[Information supplied]:
** Start **

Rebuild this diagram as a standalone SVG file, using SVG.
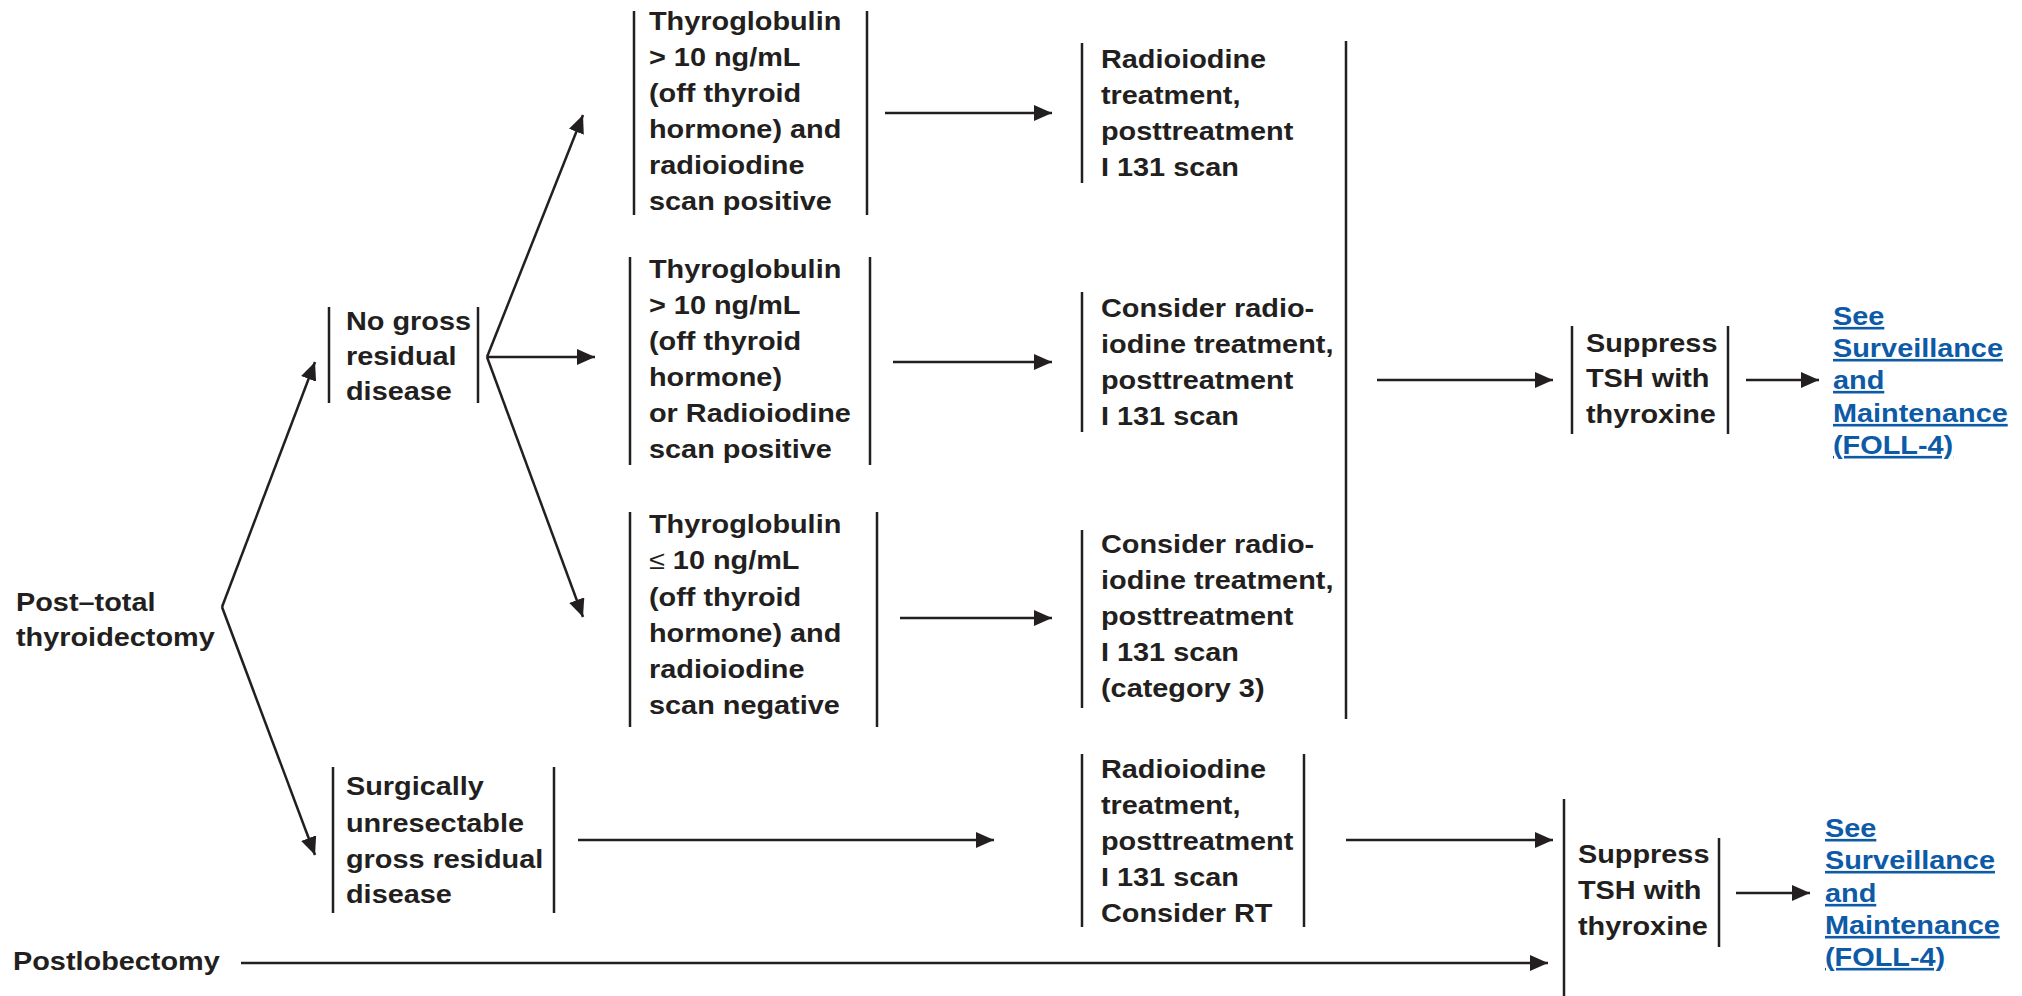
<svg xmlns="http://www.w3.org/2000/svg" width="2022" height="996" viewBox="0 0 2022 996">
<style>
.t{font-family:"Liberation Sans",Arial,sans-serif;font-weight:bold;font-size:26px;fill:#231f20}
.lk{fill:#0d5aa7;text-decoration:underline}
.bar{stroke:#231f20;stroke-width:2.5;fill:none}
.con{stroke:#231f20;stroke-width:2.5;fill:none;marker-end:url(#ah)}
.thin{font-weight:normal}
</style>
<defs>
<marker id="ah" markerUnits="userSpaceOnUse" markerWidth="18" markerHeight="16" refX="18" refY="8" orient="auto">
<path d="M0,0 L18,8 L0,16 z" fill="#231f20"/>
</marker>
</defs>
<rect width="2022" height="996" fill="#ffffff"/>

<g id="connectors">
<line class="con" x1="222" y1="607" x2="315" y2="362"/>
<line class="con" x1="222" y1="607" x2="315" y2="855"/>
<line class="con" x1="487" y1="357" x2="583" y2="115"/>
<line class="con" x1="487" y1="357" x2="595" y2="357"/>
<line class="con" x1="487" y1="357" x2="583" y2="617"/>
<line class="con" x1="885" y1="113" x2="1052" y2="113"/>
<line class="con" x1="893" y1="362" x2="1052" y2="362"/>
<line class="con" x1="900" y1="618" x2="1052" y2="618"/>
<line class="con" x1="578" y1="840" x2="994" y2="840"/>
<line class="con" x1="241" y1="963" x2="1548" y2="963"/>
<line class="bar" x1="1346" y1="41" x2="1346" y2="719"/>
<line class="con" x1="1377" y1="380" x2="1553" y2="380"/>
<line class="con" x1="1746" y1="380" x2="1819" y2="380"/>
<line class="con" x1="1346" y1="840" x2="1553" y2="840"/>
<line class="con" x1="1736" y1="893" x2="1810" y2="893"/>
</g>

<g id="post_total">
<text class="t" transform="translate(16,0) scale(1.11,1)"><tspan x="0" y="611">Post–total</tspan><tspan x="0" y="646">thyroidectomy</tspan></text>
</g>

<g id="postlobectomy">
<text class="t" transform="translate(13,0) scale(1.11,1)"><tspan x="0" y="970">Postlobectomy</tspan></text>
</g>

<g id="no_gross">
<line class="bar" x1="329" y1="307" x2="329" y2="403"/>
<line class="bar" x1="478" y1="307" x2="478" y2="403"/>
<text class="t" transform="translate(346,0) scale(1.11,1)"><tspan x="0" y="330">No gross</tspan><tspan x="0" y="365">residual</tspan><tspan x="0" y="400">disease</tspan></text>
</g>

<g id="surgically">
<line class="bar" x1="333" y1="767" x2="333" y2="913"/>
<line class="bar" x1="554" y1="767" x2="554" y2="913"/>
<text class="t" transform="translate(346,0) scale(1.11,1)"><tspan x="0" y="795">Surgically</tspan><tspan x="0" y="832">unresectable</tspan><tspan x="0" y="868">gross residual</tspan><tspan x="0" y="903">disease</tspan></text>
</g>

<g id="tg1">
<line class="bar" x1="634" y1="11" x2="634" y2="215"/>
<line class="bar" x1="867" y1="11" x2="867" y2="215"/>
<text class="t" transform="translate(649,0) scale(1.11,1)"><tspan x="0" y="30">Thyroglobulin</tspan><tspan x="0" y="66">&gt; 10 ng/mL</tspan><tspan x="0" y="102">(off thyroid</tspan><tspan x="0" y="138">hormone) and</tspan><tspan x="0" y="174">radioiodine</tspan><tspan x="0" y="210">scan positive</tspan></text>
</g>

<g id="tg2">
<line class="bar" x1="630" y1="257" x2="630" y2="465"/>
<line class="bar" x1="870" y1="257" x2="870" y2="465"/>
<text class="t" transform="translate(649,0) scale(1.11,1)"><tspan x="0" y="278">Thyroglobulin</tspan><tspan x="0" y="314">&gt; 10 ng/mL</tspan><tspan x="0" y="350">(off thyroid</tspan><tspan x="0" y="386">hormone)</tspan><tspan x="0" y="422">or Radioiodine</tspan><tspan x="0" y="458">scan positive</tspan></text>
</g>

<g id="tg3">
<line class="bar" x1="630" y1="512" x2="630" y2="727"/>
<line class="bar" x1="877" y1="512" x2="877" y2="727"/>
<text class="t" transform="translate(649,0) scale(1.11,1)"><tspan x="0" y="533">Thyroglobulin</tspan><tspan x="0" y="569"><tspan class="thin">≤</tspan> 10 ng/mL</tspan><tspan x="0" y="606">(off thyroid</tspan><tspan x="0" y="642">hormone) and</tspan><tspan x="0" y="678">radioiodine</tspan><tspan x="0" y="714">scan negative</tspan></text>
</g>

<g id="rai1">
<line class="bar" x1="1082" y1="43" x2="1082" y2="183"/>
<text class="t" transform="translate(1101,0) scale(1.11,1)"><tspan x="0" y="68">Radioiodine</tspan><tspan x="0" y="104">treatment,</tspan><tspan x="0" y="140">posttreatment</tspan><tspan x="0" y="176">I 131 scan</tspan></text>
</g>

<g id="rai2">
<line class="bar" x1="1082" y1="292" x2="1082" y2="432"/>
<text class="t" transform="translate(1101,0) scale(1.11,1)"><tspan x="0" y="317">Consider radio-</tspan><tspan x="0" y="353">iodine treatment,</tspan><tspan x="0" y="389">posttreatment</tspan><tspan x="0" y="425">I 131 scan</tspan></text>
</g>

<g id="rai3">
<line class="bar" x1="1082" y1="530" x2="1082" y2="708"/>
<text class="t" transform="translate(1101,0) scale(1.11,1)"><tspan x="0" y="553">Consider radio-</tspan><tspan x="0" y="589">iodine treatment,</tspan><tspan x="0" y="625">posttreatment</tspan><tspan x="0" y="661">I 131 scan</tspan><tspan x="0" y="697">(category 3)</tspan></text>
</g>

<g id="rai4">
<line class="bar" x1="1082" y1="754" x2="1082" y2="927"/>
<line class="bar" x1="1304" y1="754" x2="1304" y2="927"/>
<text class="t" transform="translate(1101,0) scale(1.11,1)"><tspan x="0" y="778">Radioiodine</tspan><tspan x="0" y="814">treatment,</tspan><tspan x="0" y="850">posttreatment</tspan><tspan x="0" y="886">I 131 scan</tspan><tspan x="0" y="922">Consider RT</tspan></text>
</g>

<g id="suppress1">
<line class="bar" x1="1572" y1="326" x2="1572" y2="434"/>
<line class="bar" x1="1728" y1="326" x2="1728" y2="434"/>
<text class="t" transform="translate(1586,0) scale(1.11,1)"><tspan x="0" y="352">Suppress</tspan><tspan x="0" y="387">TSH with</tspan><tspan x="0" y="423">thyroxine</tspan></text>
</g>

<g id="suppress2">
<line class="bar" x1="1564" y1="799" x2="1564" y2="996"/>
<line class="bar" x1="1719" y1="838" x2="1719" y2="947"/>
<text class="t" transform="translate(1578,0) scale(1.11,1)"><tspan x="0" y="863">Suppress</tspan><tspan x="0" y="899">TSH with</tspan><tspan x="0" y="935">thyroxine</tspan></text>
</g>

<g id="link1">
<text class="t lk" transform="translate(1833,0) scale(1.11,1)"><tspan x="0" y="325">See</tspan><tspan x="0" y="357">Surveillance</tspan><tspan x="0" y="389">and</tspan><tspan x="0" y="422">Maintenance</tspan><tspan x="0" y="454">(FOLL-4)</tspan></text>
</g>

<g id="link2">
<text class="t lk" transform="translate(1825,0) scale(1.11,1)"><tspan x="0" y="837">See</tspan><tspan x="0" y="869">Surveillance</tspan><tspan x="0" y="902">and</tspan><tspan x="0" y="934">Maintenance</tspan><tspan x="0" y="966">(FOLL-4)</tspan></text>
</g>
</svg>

** End **

[Stated goal]:
Skip the pictures, then retype every line above exactly.

[Answer for the task]:
Rebuild this diagram as a standalone SVG file, using SVG.
<svg xmlns="http://www.w3.org/2000/svg" width="2022" height="996" viewBox="0 0 2022 996">
<style>
.t{font-family:"Liberation Sans",Arial,sans-serif;font-weight:bold;font-size:26px;fill:#231f20}
.lk{fill:#0d5aa7;text-decoration:underline}
.bar{stroke:#231f20;stroke-width:2.5;fill:none}
.con{stroke:#231f20;stroke-width:2.5;fill:none;marker-end:url(#ah)}
.thin{font-weight:normal}
</style>
<defs>
<marker id="ah" markerUnits="userSpaceOnUse" markerWidth="18" markerHeight="16" refX="18" refY="8" orient="auto">
<path d="M0,0 L18,8 L0,16 z" fill="#231f20"/>
</marker>
</defs>
<rect width="2022" height="996" fill="#ffffff"/>

<g id="connectors">
<line class="con" x1="222" y1="607" x2="315" y2="362"/>
<line class="con" x1="222" y1="607" x2="315" y2="855"/>
<line class="con" x1="487" y1="357" x2="583" y2="115"/>
<line class="con" x1="487" y1="357" x2="595" y2="357"/>
<line class="con" x1="487" y1="357" x2="583" y2="617"/>
<line class="con" x1="885" y1="113" x2="1052" y2="113"/>
<line class="con" x1="893" y1="362" x2="1052" y2="362"/>
<line class="con" x1="900" y1="618" x2="1052" y2="618"/>
<line class="con" x1="578" y1="840" x2="994" y2="840"/>
<line class="con" x1="241" y1="963" x2="1548" y2="963"/>
<line class="bar" x1="1346" y1="41" x2="1346" y2="719"/>
<line class="con" x1="1377" y1="380" x2="1553" y2="380"/>
<line class="con" x1="1746" y1="380" x2="1819" y2="380"/>
<line class="con" x1="1346" y1="840" x2="1553" y2="840"/>
<line class="con" x1="1736" y1="893" x2="1810" y2="893"/>
</g>

<g id="post_total">
<text class="t" transform="translate(16,0) scale(1.11,1)"><tspan x="0" y="611">Post–total</tspan><tspan x="0" y="646">thyroidectomy</tspan></text>
</g>

<g id="postlobectomy">
<text class="t" transform="translate(13,0) scale(1.11,1)"><tspan x="0" y="970">Postlobectomy</tspan></text>
</g>

<g id="no_gross">
<line class="bar" x1="329" y1="307" x2="329" y2="403"/>
<line class="bar" x1="478" y1="307" x2="478" y2="403"/>
<text class="t" transform="translate(346,0) scale(1.11,1)"><tspan x="0" y="330">No gross</tspan><tspan x="0" y="365">residual</tspan><tspan x="0" y="400">disease</tspan></text>
</g>

<g id="surgically">
<line class="bar" x1="333" y1="767" x2="333" y2="913"/>
<line class="bar" x1="554" y1="767" x2="554" y2="913"/>
<text class="t" transform="translate(346,0) scale(1.11,1)"><tspan x="0" y="795">Surgically</tspan><tspan x="0" y="832">unresectable</tspan><tspan x="0" y="868">gross residual</tspan><tspan x="0" y="903">disease</tspan></text>
</g>

<g id="tg1">
<line class="bar" x1="634" y1="11" x2="634" y2="215"/>
<line class="bar" x1="867" y1="11" x2="867" y2="215"/>
<text class="t" transform="translate(649,0) scale(1.11,1)"><tspan x="0" y="30">Thyroglobulin</tspan><tspan x="0" y="66">&gt; 10 ng/mL</tspan><tspan x="0" y="102">(off thyroid</tspan><tspan x="0" y="138">hormone) and</tspan><tspan x="0" y="174">radioiodine</tspan><tspan x="0" y="210">scan positive</tspan></text>
</g>

<g id="tg2">
<line class="bar" x1="630" y1="257" x2="630" y2="465"/>
<line class="bar" x1="870" y1="257" x2="870" y2="465"/>
<text class="t" transform="translate(649,0) scale(1.11,1)"><tspan x="0" y="278">Thyroglobulin</tspan><tspan x="0" y="314">&gt; 10 ng/mL</tspan><tspan x="0" y="350">(off thyroid</tspan><tspan x="0" y="386">hormone)</tspan><tspan x="0" y="422">or Radioiodine</tspan><tspan x="0" y="458">scan positive</tspan></text>
</g>

<g id="tg3">
<line class="bar" x1="630" y1="512" x2="630" y2="727"/>
<line class="bar" x1="877" y1="512" x2="877" y2="727"/>
<text class="t" transform="translate(649,0) scale(1.11,1)"><tspan x="0" y="533">Thyroglobulin</tspan><tspan x="0" y="569"><tspan class="thin">≤</tspan> 10 ng/mL</tspan><tspan x="0" y="606">(off thyroid</tspan><tspan x="0" y="642">hormone) and</tspan><tspan x="0" y="678">radioiodine</tspan><tspan x="0" y="714">scan negative</tspan></text>
</g>

<g id="rai1">
<line class="bar" x1="1082" y1="43" x2="1082" y2="183"/>
<text class="t" transform="translate(1101,0) scale(1.11,1)"><tspan x="0" y="68">Radioiodine</tspan><tspan x="0" y="104">treatment,</tspan><tspan x="0" y="140">posttreatment</tspan><tspan x="0" y="176">I 131 scan</tspan></text>
</g>

<g id="rai2">
<line class="bar" x1="1082" y1="292" x2="1082" y2="432"/>
<text class="t" transform="translate(1101,0) scale(1.11,1)"><tspan x="0" y="317">Consider radio-</tspan><tspan x="0" y="353">iodine treatment,</tspan><tspan x="0" y="389">posttreatment</tspan><tspan x="0" y="425">I 131 scan</tspan></text>
</g>

<g id="rai3">
<line class="bar" x1="1082" y1="530" x2="1082" y2="708"/>
<text class="t" transform="translate(1101,0) scale(1.11,1)"><tspan x="0" y="553">Consider radio-</tspan><tspan x="0" y="589">iodine treatment,</tspan><tspan x="0" y="625">posttreatment</tspan><tspan x="0" y="661">I 131 scan</tspan><tspan x="0" y="697">(category 3)</tspan></text>
</g>

<g id="rai4">
<line class="bar" x1="1082" y1="754" x2="1082" y2="927"/>
<line class="bar" x1="1304" y1="754" x2="1304" y2="927"/>
<text class="t" transform="translate(1101,0) scale(1.11,1)"><tspan x="0" y="778">Radioiodine</tspan><tspan x="0" y="814">treatment,</tspan><tspan x="0" y="850">posttreatment</tspan><tspan x="0" y="886">I 131 scan</tspan><tspan x="0" y="922">Consider RT</tspan></text>
</g>

<g id="suppress1">
<line class="bar" x1="1572" y1="326" x2="1572" y2="434"/>
<line class="bar" x1="1728" y1="326" x2="1728" y2="434"/>
<text class="t" transform="translate(1586,0) scale(1.11,1)"><tspan x="0" y="352">Suppress</tspan><tspan x="0" y="387">TSH with</tspan><tspan x="0" y="423">thyroxine</tspan></text>
</g>

<g id="suppress2">
<line class="bar" x1="1564" y1="799" x2="1564" y2="996"/>
<line class="bar" x1="1719" y1="838" x2="1719" y2="947"/>
<text class="t" transform="translate(1578,0) scale(1.11,1)"><tspan x="0" y="863">Suppress</tspan><tspan x="0" y="899">TSH with</tspan><tspan x="0" y="935">thyroxine</tspan></text>
</g>

<g id="link1">
<text class="t lk" transform="translate(1833,0) scale(1.11,1)"><tspan x="0" y="325">See</tspan><tspan x="0" y="357">Surveillance</tspan><tspan x="0" y="389">and</tspan><tspan x="0" y="422">Maintenance</tspan><tspan x="0" y="454">(FOLL-4)</tspan></text>
</g>

<g id="link2">
<text class="t lk" transform="translate(1825,0) scale(1.11,1)"><tspan x="0" y="837">See</tspan><tspan x="0" y="869">Surveillance</tspan><tspan x="0" y="902">and</tspan><tspan x="0" y="934">Maintenance</tspan><tspan x="0" y="966">(FOLL-4)</tspan></text>
</g>
</svg>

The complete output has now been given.